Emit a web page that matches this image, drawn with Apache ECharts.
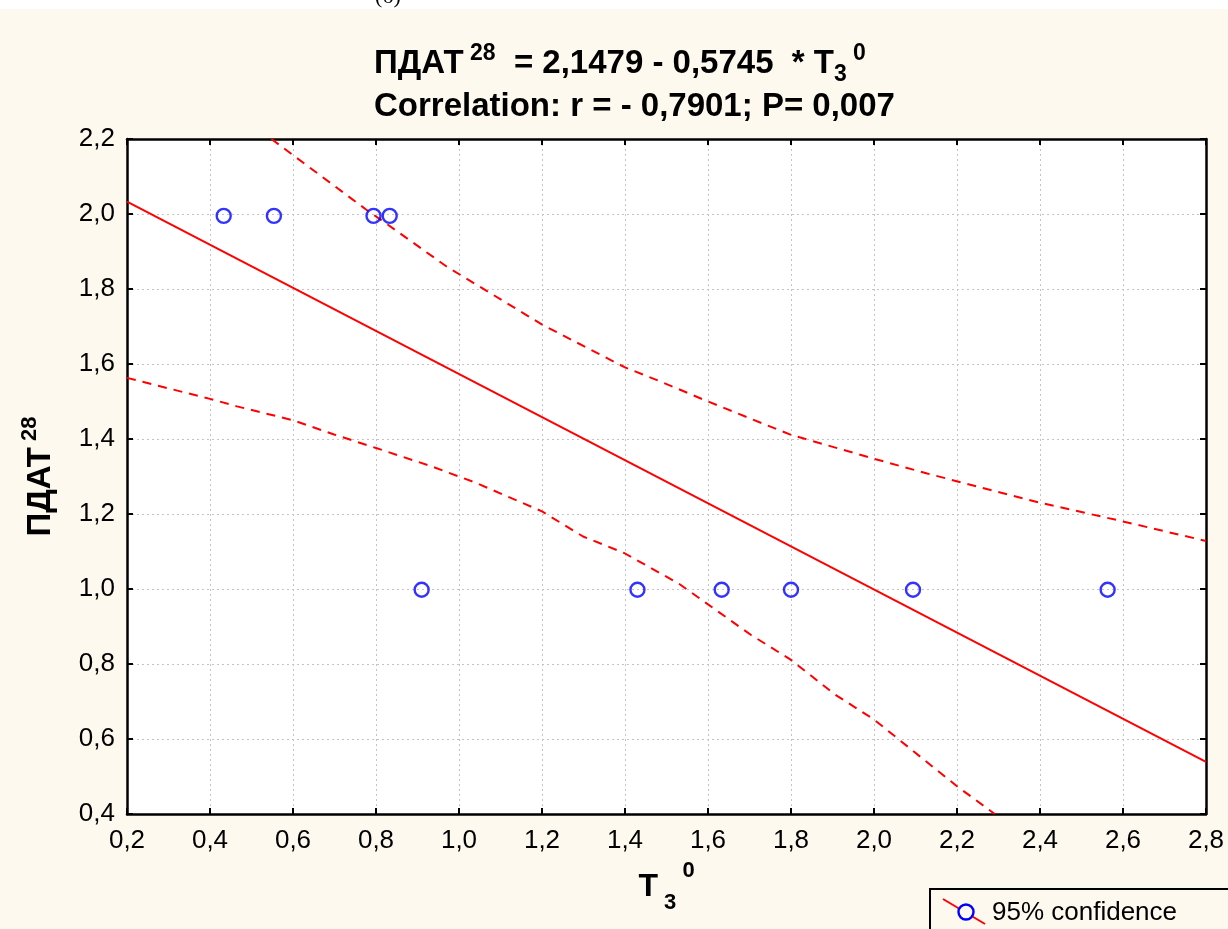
<!DOCTYPE html>
<html>
<head>
<meta charset="utf-8">
<script src="https://cdn.jsdelivr.net/npm/echarts@6/dist/echarts.min.js"></script>
<style>
html,body{margin:0;padding:0;background:#fdf9ee;}
#chart{width:1228px;height:929px;}
</style>
</head>
<body>
<div id="chart"></div>
<script>
// ---- data ----
const pointX = [0.433, 0.554, 0.794, 0.833, 0.910, 1.430, 1.633, 1.800, 2.094, 2.563];
const pointY = [1.995, 1.995, 1.995, 1.995, 0.998, 0.998, 0.998, 0.998, 0.998, 0.998];
const fitX = [0.2, 2.8];
const fitY = [2.033, 0.539];
const upperX = [0.548, 0.776, 0.828, 0.970, 1.202, 1.400, 1.484, 1.600, 1.800, 1.998, 2.128, 2.400, 2.593, 2.800];
const upperY = [2.200, 2.012, 1.972, 1.860, 1.704, 1.591, 1.554, 1.500, 1.411, 1.348, 1.308, 1.230, 1.182, 1.128];
const lowerX = [0.2, 0.4, 0.465, 0.6, 0.699, 0.8, 0.929, 1.041, 1.2, 1.299, 1.398, 1.53, 1.595, 1.703, 1.8, 1.871, 1.907, 2.0, 2.2, 2.291];
const lowerY = [1.563, 1.507, 1.487, 1.450, 1.412, 1.376, 1.329, 1.283, 1.207, 1.140, 1.096, 1.014, 0.963, 0.878, 0.811, 0.749, 0.718, 0.652, 0.474, 0.400];
const xTickLabels = ['0,2','0,4','0,6','0,8','1,0','1,2','1,4','1,6','1,8','2,0','2,2','2,4','2,6','2,8'];
const yTickLabels = ['0,4','0,6','0,8','1,0','1,2','1,4','1,6','1,8','2,0','2,2'];
const legendLabel = '95% confidence';

const zip = (a, b) => a.map((v, i) => [v, b[i]]);
const FONT = '"Liberation Sans", Arial, sans-serif';
const CREAM = '#fdf9ee';

const chart = echarts.init(document.getElementById('chart'), null, {renderer: 'canvas'});

const baseAxis = {
  axisLine: {show: true, lineStyle: {color: '#000', width: 2.5}},
  axisTick: {show: true, inside: true, length: 6, lineStyle: {color: '#000', width: 2}},
  splitLine: {show: false},
};

const option = {
  backgroundColor: CREAM,
  animation: false,
  title: {
    left: 369, top: 37,
    text: '{t|ПДАТ}{sup| 28}{t|  = 2,1479 - 0,5745  * T}{sub|3}{sp| }{sup|0}\n{t|Correlation: r = - 0,7901; P= 0,007}',
    textStyle: {
      fontFamily: FONT, fontWeight: 'bold', fontSize: 33, color: '#000',
      rich: {
        t: {fontFamily: FONT, fontWeight: 'bold', fontSize: 33, color: '#000', lineHeight: 41},
        sup: {fontFamily: FONT, fontWeight: 'bold', fontSize: 23, color: '#000', verticalAlign: 'top', lineHeight: 44},
        sub: {fontFamily: FONT, fontWeight: 'bold', fontSize: 23, color: '#000', verticalAlign: 'bottom', lineHeight: 34},
        sp: {fontFamily: FONT, fontSize: 22, lineHeight: 41}
      }
    }
  },
  grid: {left: 127, right: 22, top: 139, bottom: 115, show: true, backgroundColor: '#ffffff', borderWidth: 0},
  xAxis: [
    Object.assign({}, baseAxis, {
      type: 'value', position: 'bottom', min: 0.2, max: 2.8, interval: 0.2,
      name: '{t|T}{sub| 3}{sup| 0}',
      nameLocation: 'middle', nameGap: 46,
      nameTextStyle: {
        fontFamily: FONT, fontWeight: 'bold', fontSize: 32, color: '#000',
        rich: {
          t: {fontFamily: FONT, fontWeight: 'bold', fontSize: 32, color: '#000', lineHeight: 40},
          sub: {fontFamily: FONT, fontWeight: 'bold', fontSize: 22, color: '#000', verticalAlign: 'bottom', lineHeight: 28},
          sup: {fontFamily: FONT, fontWeight: 'bold', fontSize: 22, color: '#000', verticalAlign: 'top', lineHeight: 54}
        }
      },
      axisLabel: {show: true, margin: 14, fontFamily: FONT, fontSize: 26, color: '#000',
        formatter: (v, i) => xTickLabels[i]},
      splitLine: {show: true, lineStyle: {color: '#c4c4c4', width: 1, type: [2, 3]}}
    }),
    Object.assign({}, baseAxis, {
      type: 'value', position: 'top', min: 0.2, max: 2.8, interval: 0.2,
      axisLabel: {show: false}
    })
  ],
  yAxis: [
    Object.assign({}, baseAxis, {
      type: 'value', position: 'left', min: 0.4, max: 2.2, interval: 0.2,
      name: '{t|ПДАТ}{sup| 28}',
      nameLocation: 'middle', nameGap: 64, nameRotate: 90,
      nameTextStyle: {
        fontFamily: FONT, fontWeight: 'bold', fontSize: 33, color: '#000',
        rich: {
          t: {fontFamily: FONT, fontWeight: 'bold', fontSize: 33, color: '#000', lineHeight: 40},
          sup: {fontFamily: FONT, fontWeight: 'bold', fontSize: 22, color: '#000', verticalAlign: 'top', lineHeight: 44}
        }
      },
      axisLabel: {show: true, margin: 12, fontFamily: FONT, fontSize: 26, color: '#000',
        formatter: (v, i) => yTickLabels[i]},
      splitLine: {show: true, lineStyle: {color: '#c4c4c4', width: 1, type: [2, 3]}}
    }),
    Object.assign({}, baseAxis, {
      type: 'value', position: 'right', min: 0.4, max: 2.2, interval: 0.2,
      axisLabel: {show: false}
    })
  ],
  series: [
    {
      name: 'fit', type: 'line', data: zip(fitX, fitY), showSymbol: false, symbol: 'none',
      lineStyle: {color: '#ff0000', width: 2}, z: 3, silent: true
    },
    {
      name: 'upper', type: 'line', data: zip(upperX, upperY), showSymbol: false, symbol: 'none',
      lineStyle: {color: '#ff0000', width: 2, type: [9, 7]}, z: 3, silent: true
    },
    {
      name: 'lower', type: 'line', data: zip(lowerX, lowerY), showSymbol: false, symbol: 'none',
      lineStyle: {color: '#ff0000', width: 2, type: [9, 7]}, z: 3, silent: true
    },
    {
      name: 'points', type: 'scatter', data: zip(pointX, pointY), symbol: 'circle', symbolSize: 14,
      itemStyle: {color: 'rgba(0,0,0,0)', borderColor: '#0000ff', borderWidth: 2.4}, z: 4, silent: true
    }
  ],
  graphic: [
    {type: 'rect', shape: {x: 0, y: 0, width: 1228, height: 9}, style: {fill: '#ffffff'}, z: 10, silent: true},
    {type: 'text', x: 388, y: -3, style: {text: '(б)', font: '22px "Liberation Serif", serif', fill: '#000', textAlign: 'center', textVerticalAlign: 'middle'}, z: 11, silent: true},
    {type: 'rect', shape: {x: 0, y: 9, width: 1228, height: 16}, style: {fill: CREAM}, z: 12, silent: true},
    {type: 'rect', shape: {x: 930, y: 889, width: 320, height: 60}, style: {fill: CREAM, stroke: '#000', lineWidth: 2}, z: 10, silent: true},
    {type: 'line', shape: {x1: 943, y1: 899, x2: 985, y2: 924}, style: {stroke: '#ff0000', lineWidth: 2}, z: 11, silent: true},
    {type: 'circle', shape: {cx: 966, cy: 912, r: 7.5}, style: {fill: CREAM, stroke: '#0000ff', lineWidth: 2.4}, z: 12, silent: true},
    {type: 'text', x: 992, y: 913, style: {text: legendLabel, font: '26px "Liberation Sans", Arial, sans-serif', fill: '#000', textVerticalAlign: 'middle'}, z: 12, silent: true}
  ]
};
chart.setOption(option);
</script>
</body>
</html>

• To do:
Reproduce the whole listing exactly, but not the images in it.

• Response for this exercise:
Emit a web page that matches this image, drawn with Apache ECharts.
<!DOCTYPE html>
<html>
<head>
<meta charset="utf-8">
<script src="https://cdn.jsdelivr.net/npm/echarts@6/dist/echarts.min.js"></script>
<style>
html,body{margin:0;padding:0;background:#fdf9ee;}
#chart{width:1228px;height:929px;}
</style>
</head>
<body>
<div id="chart"></div>
<script>
// ---- data ----
const pointX = [0.433, 0.554, 0.794, 0.833, 0.910, 1.430, 1.633, 1.800, 2.094, 2.563];
const pointY = [1.995, 1.995, 1.995, 1.995, 0.998, 0.998, 0.998, 0.998, 0.998, 0.998];
const fitX = [0.2, 2.8];
const fitY = [2.033, 0.539];
const upperX = [0.548, 0.776, 0.828, 0.970, 1.202, 1.400, 1.484, 1.600, 1.800, 1.998, 2.128, 2.400, 2.593, 2.800];
const upperY = [2.200, 2.012, 1.972, 1.860, 1.704, 1.591, 1.554, 1.500, 1.411, 1.348, 1.308, 1.230, 1.182, 1.128];
const lowerX = [0.2, 0.4, 0.465, 0.6, 0.699, 0.8, 0.929, 1.041, 1.2, 1.299, 1.398, 1.53, 1.595, 1.703, 1.8, 1.871, 1.907, 2.0, 2.2, 2.291];
const lowerY = [1.563, 1.507, 1.487, 1.450, 1.412, 1.376, 1.329, 1.283, 1.207, 1.140, 1.096, 1.014, 0.963, 0.878, 0.811, 0.749, 0.718, 0.652, 0.474, 0.400];
const xTickLabels = ['0,2','0,4','0,6','0,8','1,0','1,2','1,4','1,6','1,8','2,0','2,2','2,4','2,6','2,8'];
const yTickLabels = ['0,4','0,6','0,8','1,0','1,2','1,4','1,6','1,8','2,0','2,2'];
const legendLabel = '95% confidence';

const zip = (a, b) => a.map((v, i) => [v, b[i]]);
const FONT = '"Liberation Sans", Arial, sans-serif';
const CREAM = '#fdf9ee';

const chart = echarts.init(document.getElementById('chart'), null, {renderer: 'canvas'});

const baseAxis = {
  axisLine: {show: true, lineStyle: {color: '#000', width: 2.5}},
  axisTick: {show: true, inside: true, length: 6, lineStyle: {color: '#000', width: 2}},
  splitLine: {show: false},
};

const option = {
  backgroundColor: CREAM,
  animation: false,
  title: {
    left: 369, top: 37,
    text: '{t|ПДАТ}{sup| 28}{t|  = 2,1479 - 0,5745  * T}{sub|3}{sp| }{sup|0}\n{t|Correlation: r = - 0,7901; P= 0,007}',
    textStyle: {
      fontFamily: FONT, fontWeight: 'bold', fontSize: 33, color: '#000',
      rich: {
        t: {fontFamily: FONT, fontWeight: 'bold', fontSize: 33, color: '#000', lineHeight: 41},
        sup: {fontFamily: FONT, fontWeight: 'bold', fontSize: 23, color: '#000', verticalAlign: 'top', lineHeight: 44},
        sub: {fontFamily: FONT, fontWeight: 'bold', fontSize: 23, color: '#000', verticalAlign: 'bottom', lineHeight: 34},
        sp: {fontFamily: FONT, fontSize: 22, lineHeight: 41}
      }
    }
  },
  grid: {left: 127, right: 22, top: 139, bottom: 115, show: true, backgroundColor: '#ffffff', borderWidth: 0},
  xAxis: [
    Object.assign({}, baseAxis, {
      type: 'value', position: 'bottom', min: 0.2, max: 2.8, interval: 0.2,
      name: '{t|T}{sub| 3}{sup| 0}',
      nameLocation: 'middle', nameGap: 46,
      nameTextStyle: {
        fontFamily: FONT, fontWeight: 'bold', fontSize: 32, color: '#000',
        rich: {
          t: {fontFamily: FONT, fontWeight: 'bold', fontSize: 32, color: '#000', lineHeight: 40},
          sub: {fontFamily: FONT, fontWeight: 'bold', fontSize: 22, color: '#000', verticalAlign: 'bottom', lineHeight: 28},
          sup: {fontFamily: FONT, fontWeight: 'bold', fontSize: 22, color: '#000', verticalAlign: 'top', lineHeight: 54}
        }
      },
      axisLabel: {show: true, margin: 14, fontFamily: FONT, fontSize: 26, color: '#000',
        formatter: (v, i) => xTickLabels[i]},
      splitLine: {show: true, lineStyle: {color: '#c4c4c4', width: 1, type: [2, 3]}}
    }),
    Object.assign({}, baseAxis, {
      type: 'value', position: 'top', min: 0.2, max: 2.8, interval: 0.2,
      axisLabel: {show: false}
    })
  ],
  yAxis: [
    Object.assign({}, baseAxis, {
      type: 'value', position: 'left', min: 0.4, max: 2.2, interval: 0.2,
      name: '{t|ПДАТ}{sup| 28}',
      nameLocation: 'middle', nameGap: 64, nameRotate: 90,
      nameTextStyle: {
        fontFamily: FONT, fontWeight: 'bold', fontSize: 33, color: '#000',
        rich: {
          t: {fontFamily: FONT, fontWeight: 'bold', fontSize: 33, color: '#000', lineHeight: 40},
          sup: {fontFamily: FONT, fontWeight: 'bold', fontSize: 22, color: '#000', verticalAlign: 'top', lineHeight: 44}
        }
      },
      axisLabel: {show: true, margin: 12, fontFamily: FONT, fontSize: 26, color: '#000',
        formatter: (v, i) => yTickLabels[i]},
      splitLine: {show: true, lineStyle: {color: '#c4c4c4', width: 1, type: [2, 3]}}
    }),
    Object.assign({}, baseAxis, {
      type: 'value', position: 'right', min: 0.4, max: 2.2, interval: 0.2,
      axisLabel: {show: false}
    })
  ],
  series: [
    {
      name: 'fit', type: 'line', data: zip(fitX, fitY), showSymbol: false, symbol: 'none',
      lineStyle: {color: '#ff0000', width: 2}, z: 3, silent: true
    },
    {
      name: 'upper', type: 'line', data: zip(upperX, upperY), showSymbol: false, symbol: 'none',
      lineStyle: {color: '#ff0000', width: 2, type: [9, 7]}, z: 3, silent: true
    },
    {
      name: 'lower', type: 'line', data: zip(lowerX, lowerY), showSymbol: false, symbol: 'none',
      lineStyle: {color: '#ff0000', width: 2, type: [9, 7]}, z: 3, silent: true
    },
    {
      name: 'points', type: 'scatter', data: zip(pointX, pointY), symbol: 'circle', symbolSize: 14,
      itemStyle: {color: 'rgba(0,0,0,0)', borderColor: '#0000ff', borderWidth: 2.4}, z: 4, silent: true
    }
  ],
  graphic: [
    {type: 'rect', shape: {x: 0, y: 0, width: 1228, height: 9}, style: {fill: '#ffffff'}, z: 10, silent: true},
    {type: 'text', x: 388, y: -3, style: {text: '(б)', font: '22px "Liberation Serif", serif', fill: '#000', textAlign: 'center', textVerticalAlign: 'middle'}, z: 11, silent: true},
    {type: 'rect', shape: {x: 0, y: 9, width: 1228, height: 16}, style: {fill: CREAM}, z: 12, silent: true},
    {type: 'rect', shape: {x: 930, y: 889, width: 320, height: 60}, style: {fill: CREAM, stroke: '#000', lineWidth: 2}, z: 10, silent: true},
    {type: 'line', shape: {x1: 943, y1: 899, x2: 985, y2: 924}, style: {stroke: '#ff0000', lineWidth: 2}, z: 11, silent: true},
    {type: 'circle', shape: {cx: 966, cy: 912, r: 7.5}, style: {fill: CREAM, stroke: '#0000ff', lineWidth: 2.4}, z: 12, silent: true},
    {type: 'text', x: 992, y: 913, style: {text: legendLabel, font: '26px "Liberation Sans", Arial, sans-serif', fill: '#000', textVerticalAlign: 'middle'}, z: 12, silent: true}
  ]
};
chart.setOption(option);
</script>
</body>
</html>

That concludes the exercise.